До сих пор в семье, если вижу стакан или чашку с жидкостью, и он не подписан – выливаю. И семья знает, что связываться со мной по этому поводу бесполезно (лучше убрать чашку от меня подальше). До сих пор с опаской делаю фотографии в поле (даже если это отпуск): не оставляет мысль, что все пленки надо сдать Шефу. Шмотки в багажнике автомобиля фиксирую двойным рифовым узлом, а экология – до сих пор наука, а не расхожий термин из средств массовой информации. Семья называет эти проявления нинбургскими штучками (супруга проходила у Шефа летнюю практику в Универе и знакома с ним) и, честно сказать, мне это чертовски приятно.

Может сложиться впечатление, что преподавательская и научная деятельность в Лаборатории велась «постольку-поскольку», но это не так. Удивительно, но одновременно с занятиями в классе и в поле нас приобщали к научной деятельности, но не торжественно и чинно, а исподволь, без истерик и пафоса. Это я осознал позже. Повторюсь, для меня абсолютно все было внове. Я никогда не встречал до этого людей, даже отдаленно напоминавших Шефа, и вдруг, словно дверцу в стене открыли, и я попал в параллельный мир. Отсюда и запомнились не детали (хотя и их много), а общее состояние в течение четырех лет, что я провел в лаборатории, словно ожидание чего-то, к чему нас Шеф готовил, но не называл к чему. Я уверен, он готовил нас к жизни, со всеми ее радостями и печалями. Отсюда и любовь к Шефу, нельзя ведь не любить родителей, которые вводили тебя в жизнь, объясняли не что есть добро и зло, черное и белое, а учили способам анализировать и отличать одно от другого, примеряя все на себя.

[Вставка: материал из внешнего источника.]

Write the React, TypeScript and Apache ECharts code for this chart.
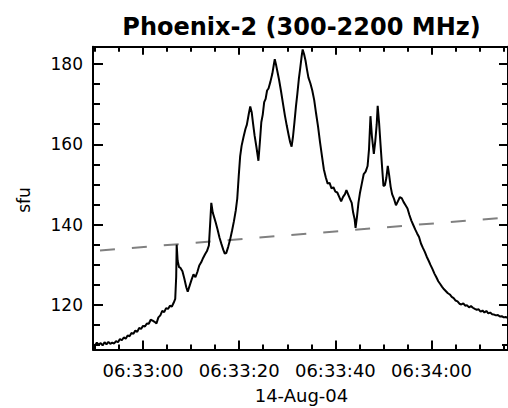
import React, { useEffect, useRef } from "react";
import * as echarts from "echarts";

// Phoenix-2 radio flux, seconds relative to 06:33:00 UT
const seconds = [
  -10.4, -10.0, -9.6, -9.2, -8.8, -8.4, -8.0, -7.6, -7.2, -6.8, -6.4, -6.0, -5.6, -5.2, -4.8, -4.4,
  -4.0, -3.6, -3.2, -2.8, -2.4, -2.0, -1.6, -1.2, -0.8, -0.4, 0.0, 0.4, 0.8, 1.2, 1.6, 2.0, 2.4,
  2.8, 3.2, 3.6, 4.0, 4.4, 4.8, 5.2, 5.6, 6.0, 6.4, 6.7, 6.9, 7.0, 7.2, 7.5, 7.8, 8.2, 8.6, 9.0,
  9.3, 9.7, 10.1, 10.5, 10.9, 11.3, 11.7, 12.1, 12.5, 12.9, 13.3, 13.7, 14.0, 14.2, 14.5, 14.8,
  15.1, 15.5, 15.9, 16.3, 16.7, 17.0, 17.3, 17.7, 18.1, 18.5, 18.9, 19.3, 19.6, 19.9, 20.2, 20.5,
  20.9, 21.3, 21.6, 22.0, 22.3, 22.6, 22.9, 23.2, 23.6, 24.0, 24.3, 24.6, 24.9, 25.2, 25.5, 25.8,
  26.1, 26.5, 26.9, 27.2, 27.4, 27.7, 28.0, 28.3, 28.7, 29.1, 29.5, 29.9, 30.3, 30.6, 30.9, 31.2,
  31.5, 31.8, 32.1, 32.4, 32.7, 33.0, 33.2, 33.5, 33.8, 34.1, 34.4, 34.8, 35.2, 35.6, 36.0, 36.4,
  36.8, 37.2, 37.6, 38.0, 38.4, 38.8, 39.2, 39.6, 40.0, 40.4, 40.8, 41.2, 41.6, 42.0, 42.3, 42.7,
  43.1, 43.4, 43.7, 44.0, 44.2, 44.5, 44.8, 45.1, 45.5, 45.9, 46.3, 46.7, 47.0, 47.3, 47.6, 48.0,
  48.3, 48.6, 48.8, 49.1, 49.4, 49.7, 50.0, 50.3, 50.6, 50.9, 51.2, 51.5, 51.8, 52.2, 52.6, 53.0,
  53.4, 53.8, 54.2, 54.6, 55.0, 55.4, 55.8, 56.2, 56.6, 57.0, 57.4, 57.8, 58.2, 58.6, 59.0, 59.4,
  59.8, 60.2, 60.6, 61.0, 61.4, 61.8, 62.2, 62.6, 63.0, 63.4, 63.8, 64.2, 64.6, 65.0, 65.4, 65.8,
  66.2, 66.6, 67.0, 67.4, 67.8, 68.2, 68.6, 69.0, 69.4, 69.8, 70.2, 70.6, 71.0, 71.4, 71.8, 72.2,
  72.6, 73.0, 73.4, 73.8, 74.2, 74.6, 75.0, 75.4, 75.9,
];

const flux = [
  110.2, 109.9, 110.6, 110.1, 110.5, 109.9, 110.7, 110.2, 110.8, 110.3, 110.6, 110.4, 111.0, 110.7,
  111.5, 111.2, 111.9, 111.6, 112.4, 112.2, 113.0, 112.8, 113.6, 113.3, 114.3, 114.0, 114.8, 114.6,
  115.4, 115.3, 116.3, 116.1, 115.8, 115.4, 116.9, 117.4, 118.5, 118.2, 119.2, 119.0, 119.8, 119.6,
  120.6, 121.5, 127.0, 135.0, 131.0, 129.4, 129.2, 128.4, 126.5, 124.4, 123.3, 124.8, 126.3, 127.6,
  126.9, 128.2, 129.8, 130.6, 131.7, 132.6, 133.4, 134.8, 141.0, 145.4, 143.0, 141.8, 140.6, 138.8,
  136.8, 135.2, 133.7, 132.8, 132.9, 134.4, 136.2, 138.4, 140.8, 143.6, 146.5, 152.0, 157.0, 159.6,
  161.8, 163.8, 164.9, 167.6, 169.4, 168.0, 165.0, 162.2, 159.2, 155.9, 160.5, 165.5, 167.4, 170.5,
  171.3, 173.4, 173.9, 175.6, 177.6, 179.8, 181.2, 179.6, 177.8, 176.0, 173.2, 170.2, 167.2, 164.6,
  162.2, 160.5, 159.4, 162.0, 165.6, 169.4, 172.6, 176.2, 179.0, 182.0, 183.6, 182.4, 180.8, 178.6,
  176.6, 175.2, 173.4, 171.0, 167.6, 164.4, 160.6, 157.2, 153.8, 151.8, 150.2, 150.4, 149.0, 149.3,
  148.2, 148.0, 146.9, 145.8, 146.9, 147.6, 148.6, 147.4, 146.2, 145.4, 143.0, 141.4, 139.2, 142.0,
  145.4, 147.8, 150.2, 152.6, 153.2, 154.6, 158.8, 167.0, 162.0, 157.6, 160.8, 165.0, 169.6, 165.2,
  159.8, 154.6, 149.6, 149.8, 151.6, 154.6, 152.2, 149.4, 147.6, 146.4, 144.8, 145.8, 146.8, 146.6,
  145.6, 144.8, 144.0, 142.4, 141.0, 139.9, 138.8, 137.8, 136.9, 135.3, 134.2, 133.2, 132.0, 131.0,
  129.9, 128.9, 127.8, 126.9, 125.9, 125.2, 124.5, 123.9, 123.4, 122.9, 122.6, 122.0, 121.7, 121.1,
  120.9, 120.3, 120.1, 120.4, 119.8, 119.9, 119.4, 119.7, 119.3, 119.0, 118.8, 118.9, 118.3, 118.6,
  118.1, 118.5, 117.9, 118.1, 117.7, 117.6, 117.4, 117.5, 117.1, 117.2, 116.9, 117.0, 116.7,
];

// Pre-flare background level (dashed line), end points
const backgroundSeconds = [-10.4, 75.9];
const backgroundFlux = [133.4, 141.8];

const xMajorTicks = [0, 20, 40, 60];
const xMinorTicks = [-10, -5, 5, 10, 15, 25, 30, 35, 45, 50, 55, 65, 70, 75];
const yMajorTicks = [120, 140, 160, 180];
const yMinorTicks = [110, 115, 125, 130, 135, 145, 150, 155, 165, 170, 175];

const titleText = "Phoenix-2 (300-2200 MHz)";
const dateText = "14-Aug-04";
const unitText = "sfu";
const baseClock = 6 * 3600 + 33 * 60;

const X_MIN = -10.4;
const X_MAX = 75.9;
const Y_MIN = 108.9;
const Y_MAX = 184.3;

const FONT = "DejaVu Sans";

function clockLabel(s: number): string {
  const t = Math.round(baseClock + s);
  const hh = Math.floor(t / 3600);
  const mm = Math.floor((t % 3600) / 60);
  const ss = t % 60;
  const p = (n: number) => String(n).padStart(2, "0");
  return `${p(hh)}:${p(mm)}:${p(ss)}`;
}

function tickAxis(
  kind: "x" | "y",
  position: string,
  ticks: number[],
  length: number,
  showLine: boolean,
  labels: boolean
) {
  const isX = kind === "x";
  return {
    type: "value",
    position,
    min: isX ? X_MIN : Y_MIN,
    max: isX ? X_MAX : Y_MAX,
    axisLine: { show: showLine, onZero: false, lineStyle: { color: "#000", width: 2 } },
    axisTick: {
      show: true,
      inside: true,
      length,
      customValues: ticks,
      lineStyle: { color: "#000", width: 2 },
    },
    axisLabel: labels
      ? {
          show: true,
          customValues: ticks,
          color: "#000",
          fontFamily: FONT,
          fontSize: isX ? 18 : 17,
          margin: isX ? 12 : 10,
          formatter: isX ? (v: number) => clockLabel(v) : (v: number) => String(v),
        }
      : { show: false },
    splitLine: { show: false },
    minorTick: { show: false },
  };
}

export default function App() {
  const ref = useRef<HTMLDivElement>(null);

  useEffect(() => {
    if (!ref.current) return;
    const chart = echarts.init(ref.current, null, { renderer: "svg" });

    const curve = seconds.map((s, i) => [s, flux[i]]);
    const background = backgroundSeconds.map((s, i) => [s, backgroundFlux[i]]);

    chart.setOption({
      animation: false,
      backgroundColor: "#fff",
      grid: { left: 93, top: 46.7, width: 417, height: 302.8, containLabel: false },
      xAxis: [
        tickAxis("x", "bottom", xMajorTicks, 9, true, true),
        tickAxis("x", "bottom", xMinorTicks, 5, false, false),
        tickAxis("x", "top", xMajorTicks, 8, true, false),
        tickAxis("x", "top", xMinorTicks, 5, false, false),
      ],
      yAxis: [
        tickAxis("y", "left", yMajorTicks, 10, true, true),
        tickAxis("y", "left", yMinorTicks, 7, false, false),
        tickAxis("y", "right", yMajorTicks, 9, true, false),
        tickAxis("y", "right", yMinorTicks, 6, false, false),
      ],
      series: [
        {
          type: "line",
          xAxisIndex: 0,
          yAxisIndex: 0,
          data: background,
          showSymbol: false,
          silent: true,
          lineStyle: { color: "#808080", width: 2, type: [15, 17], dashOffset: 25 },
        },
        {
          type: "line",
          xAxisIndex: 0,
          yAxisIndex: 0,
          data: curve,
          showSymbol: false,
          silent: true,
          lineStyle: { color: "#000", width: 2 },
        },
      ],
      graphic: [
        {
          type: "text",
          x: 301.5,
          y: 27,
          style: {
            text: titleText,
            fill: "#000",
            font: `bold 24px ${FONT}`,
            align: "center",
            verticalAlign: "middle",
          },
        },
        {
          type: "text",
          x: 301.5,
          y: 395,
          style: {
            text: dateText,
            fill: "#000",
            font: `18px ${FONT}`,
            align: "center",
            verticalAlign: "middle",
          },
        },
        {
          type: "text",
          x: 24,
          y: 200,
          rotation: Math.PI / 2,
          style: {
            text: unitText,
            fill: "#000",
            font: `17px ${FONT}`,
            align: "center",
            verticalAlign: "middle",
          },
        },
      ],
    });

    return () => chart.dispose();
  }, []);

  return (
    <div
      ref={ref}
      style={{ position: "absolute", left: 0, top: 0, width: 508, height: 408 }}
    />
  );
}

Кто-то на 25-летии Лаборатории сказал, что из воспитанников Лаборатории не вышло негодяев и это одна из самых больших заслуг Шефа. Добавить тут нечего, верно сказано, хотя нескромно судить о самом себе в таком ракурсе. Пожалуй, тот факт, что тысячи людей, что попали в круг света, исходивший от Шефа, несут в себе его частичку и, уверен, пронесут всю жизнь, говорит о многом. Мы все из одной семьи, от одного родителя, Учителя.